Transcribe the records below in full; pictures stay out of the copy.
══════════════════════════════
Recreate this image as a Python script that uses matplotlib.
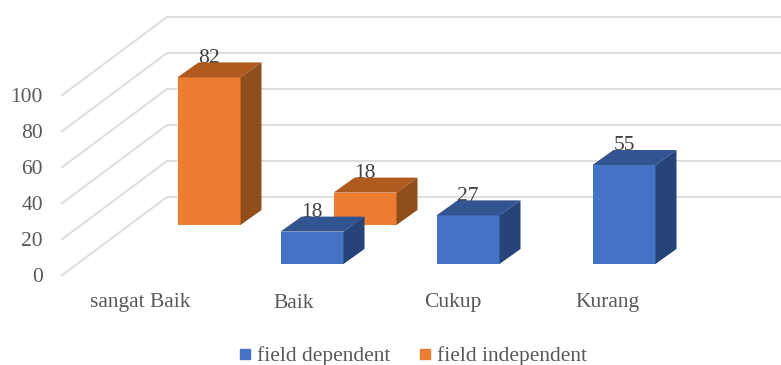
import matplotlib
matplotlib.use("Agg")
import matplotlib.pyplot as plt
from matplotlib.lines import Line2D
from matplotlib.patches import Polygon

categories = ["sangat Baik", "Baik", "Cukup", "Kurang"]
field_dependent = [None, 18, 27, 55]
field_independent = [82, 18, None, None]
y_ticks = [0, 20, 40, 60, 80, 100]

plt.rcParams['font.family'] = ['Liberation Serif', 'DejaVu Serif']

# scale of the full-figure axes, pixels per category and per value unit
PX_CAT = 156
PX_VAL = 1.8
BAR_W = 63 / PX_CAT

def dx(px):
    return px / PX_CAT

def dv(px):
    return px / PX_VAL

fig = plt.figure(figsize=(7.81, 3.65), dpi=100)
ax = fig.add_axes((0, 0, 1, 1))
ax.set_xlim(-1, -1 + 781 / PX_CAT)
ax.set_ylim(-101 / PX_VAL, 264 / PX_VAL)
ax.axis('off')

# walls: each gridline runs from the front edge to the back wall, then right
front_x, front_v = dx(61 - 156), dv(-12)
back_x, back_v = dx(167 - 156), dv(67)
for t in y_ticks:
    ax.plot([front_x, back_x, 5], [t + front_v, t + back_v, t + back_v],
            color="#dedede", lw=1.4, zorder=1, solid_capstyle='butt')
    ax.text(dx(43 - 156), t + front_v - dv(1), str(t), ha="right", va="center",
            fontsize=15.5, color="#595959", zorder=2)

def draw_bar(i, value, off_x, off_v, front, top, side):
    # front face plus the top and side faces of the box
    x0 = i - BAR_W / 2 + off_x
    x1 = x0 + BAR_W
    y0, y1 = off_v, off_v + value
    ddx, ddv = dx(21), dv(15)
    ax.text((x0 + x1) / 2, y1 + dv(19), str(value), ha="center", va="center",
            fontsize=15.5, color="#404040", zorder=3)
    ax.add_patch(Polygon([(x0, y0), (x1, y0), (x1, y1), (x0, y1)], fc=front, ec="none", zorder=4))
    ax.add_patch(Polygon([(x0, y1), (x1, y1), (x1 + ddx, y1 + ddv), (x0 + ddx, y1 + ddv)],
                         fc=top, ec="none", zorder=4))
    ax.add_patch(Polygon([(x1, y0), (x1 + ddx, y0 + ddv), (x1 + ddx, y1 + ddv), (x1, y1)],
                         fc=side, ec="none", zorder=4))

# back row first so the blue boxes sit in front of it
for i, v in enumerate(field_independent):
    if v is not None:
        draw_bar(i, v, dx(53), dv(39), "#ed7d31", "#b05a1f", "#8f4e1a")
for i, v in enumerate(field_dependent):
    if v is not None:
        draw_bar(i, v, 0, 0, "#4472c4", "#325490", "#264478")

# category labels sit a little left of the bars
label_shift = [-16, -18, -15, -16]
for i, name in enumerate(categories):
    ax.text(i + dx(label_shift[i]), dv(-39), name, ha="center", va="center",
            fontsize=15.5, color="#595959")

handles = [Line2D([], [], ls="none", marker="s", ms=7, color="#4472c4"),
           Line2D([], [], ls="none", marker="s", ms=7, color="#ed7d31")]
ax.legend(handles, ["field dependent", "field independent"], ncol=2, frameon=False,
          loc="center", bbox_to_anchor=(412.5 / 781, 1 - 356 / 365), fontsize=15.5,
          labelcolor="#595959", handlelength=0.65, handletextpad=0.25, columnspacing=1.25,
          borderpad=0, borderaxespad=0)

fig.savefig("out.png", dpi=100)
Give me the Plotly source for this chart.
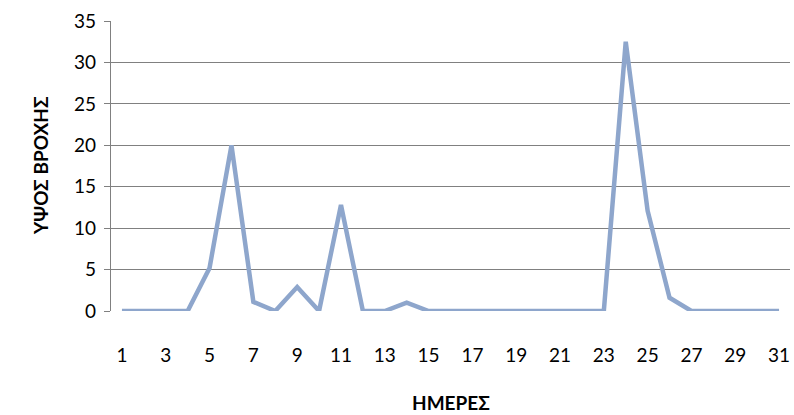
══════════════════════════════
◆ **Completed exercise**:
Recreate this image as a Python script that uses matplotlib.
import matplotlib
matplotlib.use("Agg")
import matplotlib.pyplot as plt
from matplotlib.lines import Line2D
from matplotlib.patches import Polygon

categories = ["sangat Baik", "Baik", "Cukup", "Kurang"]
field_dependent = [None, 18, 27, 55]
field_independent = [82, 18, None, None]
y_ticks = [0, 20, 40, 60, 80, 100]

plt.rcParams['font.family'] = ['Liberation Serif', 'DejaVu Serif']

# scale of the full-figure axes, pixels per category and per value unit
PX_CAT = 156
PX_VAL = 1.8
BAR_W = 63 / PX_CAT

def dx(px):
    return px / PX_CAT

def dv(px):
    return px / PX_VAL

fig = plt.figure(figsize=(7.81, 3.65), dpi=100)
ax = fig.add_axes((0, 0, 1, 1))
ax.set_xlim(-1, -1 + 781 / PX_CAT)
ax.set_ylim(-101 / PX_VAL, 264 / PX_VAL)
ax.axis('off')

# walls: each gridline runs from the front edge to the back wall, then right
front_x, front_v = dx(61 - 156), dv(-12)
back_x, back_v = dx(167 - 156), dv(67)
for t in y_ticks:
    ax.plot([front_x, back_x, 5], [t + front_v, t + back_v, t + back_v],
            color="#dedede", lw=1.4, zorder=1, solid_capstyle='butt')
    ax.text(dx(43 - 156), t + front_v - dv(1), str(t), ha="right", va="center",
            fontsize=15.5, color="#595959", zorder=2)

def draw_bar(i, value, off_x, off_v, front, top, side):
    # front face plus the top and side faces of the box
    x0 = i - BAR_W / 2 + off_x
    x1 = x0 + BAR_W
    y0, y1 = off_v, off_v + value
    ddx, ddv = dx(21), dv(15)
    ax.text((x0 + x1) / 2, y1 + dv(19), str(value), ha="center", va="center",
            fontsize=15.5, color="#404040", zorder=3)
    ax.add_patch(Polygon([(x0, y0), (x1, y0), (x1, y1), (x0, y1)], fc=front, ec="none", zorder=4))
    ax.add_patch(Polygon([(x0, y1), (x1, y1), (x1 + ddx, y1 + ddv), (x0 + ddx, y1 + ddv)],
                         fc=top, ec="none", zorder=4))
    ax.add_patch(Polygon([(x1, y0), (x1 + ddx, y0 + ddv), (x1 + ddx, y1 + ddv), (x1, y1)],
                         fc=side, ec="none", zorder=4))

# back row first so the blue boxes sit in front of it
for i, v in enumerate(field_independent):
    if v is not None:
        draw_bar(i, v, dx(53), dv(39), "#ed7d31", "#b05a1f", "#8f4e1a")
for i, v in enumerate(field_dependent):
    if v is not None:
        draw_bar(i, v, 0, 0, "#4472c4", "#325490", "#264478")

# category labels sit a little left of the bars
label_shift = [-16, -18, -15, -16]
for i, name in enumerate(categories):
    ax.text(i + dx(label_shift[i]), dv(-39), name, ha="center", va="center",
            fontsize=15.5, color="#595959")

handles = [Line2D([], [], ls="none", marker="s", ms=7, color="#4472c4"),
           Line2D([], [], ls="none", marker="s", ms=7, color="#ed7d31")]
ax.legend(handles, ["field dependent", "field independent"], ncol=2, frameon=False,
          loc="center", bbox_to_anchor=(412.5 / 781, 1 - 356 / 365), fontsize=15.5,
          labelcolor="#595959", handlelength=0.65, handletextpad=0.25, columnspacing=1.25,
          borderpad=0, borderaxespad=0)

fig.savefig("out.png", dpi=100)
Give me the Plotly source for this chart.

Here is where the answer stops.